(Given task) Copy from the first line below down to and including the line with "plt.rcParams['font.family'] = ['Liberation". Skip the pictures.

## begin Collected material

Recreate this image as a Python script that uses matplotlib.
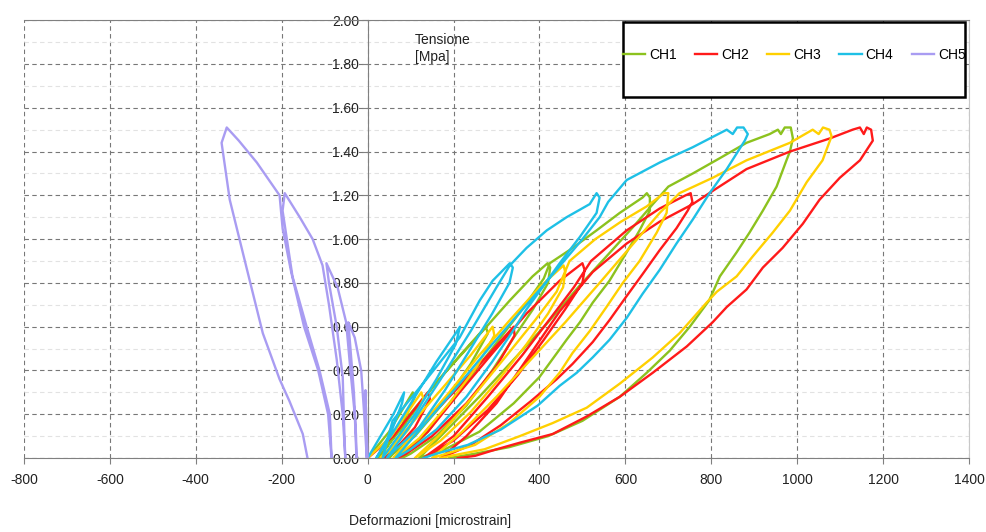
import numpy as np
import matplotlib
matplotlib.use('Agg')
import matplotlib.pyplot as plt
from matplotlib.patches import Rectangle

plt.rcParams['font.family'] = ['Liberation Sans', 'DejaVu Sans']

# stress-strain loops (strain in microstrain, stress in MPa)
ch1 = [(0, 0), (50, 0.12), (105, 0.3), (110, 0.28), (80, 0.15), (40, 0.04), (25, 0),
       (80, 0.14), (150, 0.32), (220, 0.48), (275, 0.6), (280, 0.57), (240, 0.43), (180, 0.26), (110, 0.1), (60, 0.02), (50, 0),
       (98, 0.2), (175, 0.38), (254, 0.55), (331, 0.72), (384, 0.83), (419, 0.89), (425, 0.87), (420, 0.8), (385, 0.68),
       (340, 0.55), (290, 0.4), (230, 0.24), (160, 0.1), (100, 0.02), (80, 0),
       (140, 0.12), (210, 0.3), (290, 0.5), (360, 0.68), (410, 0.82), (424, 0.89), (470, 0.95), (533, 1.04), (587, 1.12),
       (640, 1.19), (650, 1.21), (657, 1.19), (657, 1.13), (633, 1.04), (603, 0.94), (563, 0.81), (524, 0.71), (494, 0.62),
       (463, 0.54), (400, 0.37), (340, 0.25), (260, 0.12), (180, 0.04), (120, 0),
       (180, 0.12), (260, 0.28), (340, 0.45), (420, 0.62), (490, 0.78), (560, 0.93), (620, 1.06), (664, 1.16), (700, 1.24),
       (757, 1.3), (820, 1.37), (882, 1.44), (936, 1.48), (955, 1.5), (962, 1.48), (971, 1.51), (985, 1.51), (990, 1.46),
       (983, 1.4), (975, 1.36), (952, 1.24), (920, 1.13), (889, 1.03), (859, 0.94), (820, 0.83), (795, 0.72), (750, 0.6),
       (703, 0.49), (650, 0.39), (587, 0.28), (500, 0.17), (420, 0.1), (330, 0.05), (250, 0.02), (190, 0)]

ch2 = [(0, 0), (60, 0.1), (140, 0.3), (145, 0.27), (110, 0.14), (60, 0.03), (40, 0),
       (110, 0.12), (200, 0.3), (280, 0.47), (340, 0.6), (342, 0.56), (300, 0.42), (230, 0.25), (150, 0.1), (90, 0.02), (70, 0),
       (140, 0.12), (214, 0.3), (291, 0.48), (370, 0.66), (447, 0.81), (500, 0.89), (505, 0.86), (500, 0.8), (460, 0.68),
       (410, 0.54), (350, 0.38), (280, 0.22), (200, 0.08), (130, 0),
       (200, 0.1), (280, 0.28), (360, 0.47), (430, 0.65), (480, 0.78), (520, 0.9), (603, 1.04), (680, 1.14), (740, 1.2),
       (752, 1.21), (756, 1.17), (745, 1.13), (719, 1.05), (680, 0.95), (640, 0.84), (603, 0.74), (563, 0.63), (524, 0.53),
       (477, 0.43), (440, 0.36), (380, 0.26), (310, 0.15), (240, 0.06), (170, 0),
       (230, 0.1), (300, 0.25), (370, 0.45), (447, 0.67), (524, 0.85), (603, 0.98), (680, 1.08), (757, 1.16), (803, 1.22),
       (882, 1.32), (983, 1.4), (1076, 1.46), (1129, 1.5), (1146, 1.51), (1155, 1.48), (1162, 1.51), (1172, 1.5), (1176, 1.45),
       (1146, 1.36), (1099, 1.28), (1052, 1.18), (1013, 1.07), (966, 0.96), (920, 0.87), (882, 0.77), (836, 0.69), (803, 0.62),
       (743, 0.51), (664, 0.39), (587, 0.28), (510, 0.19), (431, 0.11), (354, 0.07), (300, 0.04), (250, 0.01), (210, 0)]

ch3 = [(0, 0), (55, 0.1), (125, 0.3), (130, 0.27), (95, 0.13), (50, 0.03), (30, 0),
       (90, 0.13), (170, 0.31), (240, 0.47), (291, 0.6), (295, 0.56), (255, 0.42), (190, 0.25), (120, 0.09), (70, 0.01), (60, 0),
       (120, 0.14), (190, 0.3), (260, 0.47), (331, 0.63), (400, 0.78), (456, 0.88), (460, 0.85), (455, 0.78), (420, 0.66),
       (370, 0.52), (310, 0.37), (240, 0.21), (170, 0.08), (110, 0),
       (170, 0.11), (245, 0.28), (320, 0.46), (390, 0.63), (440, 0.76), (470, 0.9), (530, 1.0), (590, 1.08), (650, 1.15),
       (690, 1.21), (700, 1.21), (698, 1.17), (696, 1.12), (673, 1.03), (633, 0.9), (594, 0.8), (556, 0.69), (517, 0.58),
       (477, 0.48), (447, 0.39), (400, 0.28), (330, 0.16), (250, 0.06), (150, 0),
       (220, 0.12), (300, 0.28), (380, 0.45), (460, 0.62), (540, 0.8), (610, 0.96), (680, 1.12), (726, 1.21), (803, 1.28),
       (882, 1.36), (983, 1.44), (1036, 1.5), (1050, 1.48), (1060, 1.51), (1075, 1.5), (1080, 1.47), (1059, 1.36), (1022, 1.26),
       (983, 1.13), (943, 1.03), (896, 0.92), (859, 0.83), (813, 0.76), (789, 0.71), (726, 0.57), (664, 0.46), (587, 0.34),
       (510, 0.23), (431, 0.16), (354, 0.1), (272, 0.04), (193, 0.01), (170, 0)]

ch4 = [(0, 0), (30, 0.1), (60, 0.2), (85, 0.3), (80, 0.25), (55, 0.12), (20, 0),
       (60, 0.12), (110, 0.28), (160, 0.44), (205, 0.57), (215, 0.6), (205, 0.52), (160, 0.36), (110, 0.2), (60, 0.07), (35, 0),
       (58, 0.17), (137, 0.36), (214, 0.55), (261, 0.72), (291, 0.81), (331, 0.89), (338, 0.87), (330, 0.8), (290, 0.66),
       (240, 0.5), (180, 0.31), (120, 0.14), (60, 0.03), (45, 0),
       (100, 0.15), (170, 0.36), (240, 0.58), (300, 0.78), (331, 0.88), (370, 0.96), (417, 1.04), (463, 1.1), (517, 1.16),
       (533, 1.21), (540, 1.19), (533, 1.12), (494, 1.01), (447, 0.89), (407, 0.78), (370, 0.68), (338, 0.58), (290, 0.44),
       (230, 0.28), (160, 0.13), (100, 0.04), (65, 0),
       (130, 0.15), (210, 0.33), (290, 0.52), (370, 0.7), (440, 0.86), (500, 1.0), (540, 1.1), (560, 1.17), (603, 1.27),
       (680, 1.35), (757, 1.42), (836, 1.5), (850, 1.48), (860, 1.51), (875, 1.51), (885, 1.48), (878, 1.45), (836, 1.32),
       (796, 1.21), (757, 1.09), (719, 0.98), (680, 0.86), (640, 0.75), (603, 0.64), (563, 0.54), (524, 0.46), (487, 0.39),
       (447, 0.33), (396, 0.24), (310, 0.13), (233, 0.06), (160, 0.02), (130, 0)]

ch5 = [(0, 0), (-3, 0.15), (-5, 0.31), (-4, 0.15), (-2, 0),
       (-8, 0.2), (-15, 0.4), (-30, 0.55), (-45, 0.62), (-40, 0.5), (-32, 0.3), (-27, 0.1), (-26, 0),
       (-30, 0.2), (-40, 0.4), (-50, 0.62), (-70, 0.78), (-96, 0.89), (-90, 0.8), (-72, 0.6), (-58, 0.37), (-54, 0.1), (-52, 0),
       (-58, 0.2), (-72, 0.45), (-90, 0.7), (-105, 0.88), (-128, 1.0), (-158, 1.1), (-193, 1.21), (-198, 1.13), (-175, 0.83),
       (-142, 0.6), (-112, 0.4), (-88, 0.2), (-84, 0),
       (-92, 0.2), (-115, 0.4), (-148, 0.6), (-178, 0.85), (-198, 1.05), (-205, 1.2), (-258, 1.35), (-300, 1.45), (-328, 1.51),
       (-340, 1.44), (-321, 1.18), (-282, 0.87), (-244, 0.57), (-205, 0.36), (-182, 0.26), (-151, 0.11), (-140, 0)]

names = ['CH1', 'CH2', 'CH3', 'CH4', 'CH5']
colors = ['#8CC21E', '#FF1A1A', '#FFD000', '#1EC0E6', '#A99CF2']
x_ticks = list(range(-800, 1401, 200))
y_ticks = [0.0, 0.2, 0.4, 0.6, 0.8, 1.0, 1.2, 1.4, 1.6, 1.8, 2.0]

fig = plt.figure(figsize=(9.87, 5.32), dpi=100)
ax = fig.add_axes([0.0243, 0.139, 0.9575, 0.823])

lines = []
for data, name, c in zip([ch1, ch2, ch3, ch4, ch5], names, colors):
    arr = np.array(data)
    ln, = ax.plot(arr[:, 0], arr[:, 1], color=c, lw=1.7, label=name, zorder=3,
                  solid_joinstyle='round')
    lines.append(ln)

ax.set_xlim(-800, 1400)
ax.set_ylim(0, 2)
ax.set_xticks(x_ticks)
ax.set_xticklabels([str(v) for v in x_ticks])
ax.set_yticks(y_ticks)
ax.set_yticklabels(['%.2f' % v for v in y_ticks])
ax.set_yticks(np.arange(0.1, 2.0, 0.2), minor=True)

ax.spines['left'].set_position(('data', 0))
for s in ['left', 'bottom', 'top']:
    ax.spines[s].set_color('#808080')
ax.spines['right'].set_color('#c8c8c8')

ax.tick_params(axis='both', labelsize=10, colors='#222222')
ax.tick_params(axis='x', length=4, pad=7, color='#808080')
ax.tick_params(axis='y', length=4, pad=2, color='#808080')
ax.tick_params(axis='y', which='minor', length=0)

ax.grid(True, which='major', color='#777777', linestyle=(0, (4, 3)), lw=0.8)
ax.grid(True, which='minor', axis='y', color='#e2e2e2', linestyle=(0, (4, 3)), lw=0.8)
ax.set_axisbelow(True)

ax.text(110, 1.94, 'Tensione\n[Mpa]', fontsize=10, va='top', ha='left', color='#222222')
fig.text(430 / 987, 1 - 521 / 532, 'Deformazioni [microstrain]', fontsize=10,
         ha='center', va='center', color='#222222')

# legend box
box = Rectangle((0.634, 0.824), 0.362, 0.171, transform=ax.transAxes,
                facecolor='white', edgecolor='black', lw=1.8, zorder=4)
ax.add_patch(box)
leg = ax.legend(handles=lines, loc='center', bbox_to_anchor=(0.815, 0.92), ncol=5,
                frameon=False, fontsize=10, handlelength=1.6, handletextpad=0.3,
                columnspacing=1.3)
leg.set_zorder(5)

fig.savefig('out.png', dpi=100)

## end Collected material

(Task response)
Recreate this image as a Python script that uses matplotlib.
import numpy as np
import matplotlib
matplotlib.use('Agg')
import matplotlib.pyplot as plt
from matplotlib.patches import Rectangle

plt.rcParams['font.family'] = ['Liberation Sans', 'DejaVu Sans']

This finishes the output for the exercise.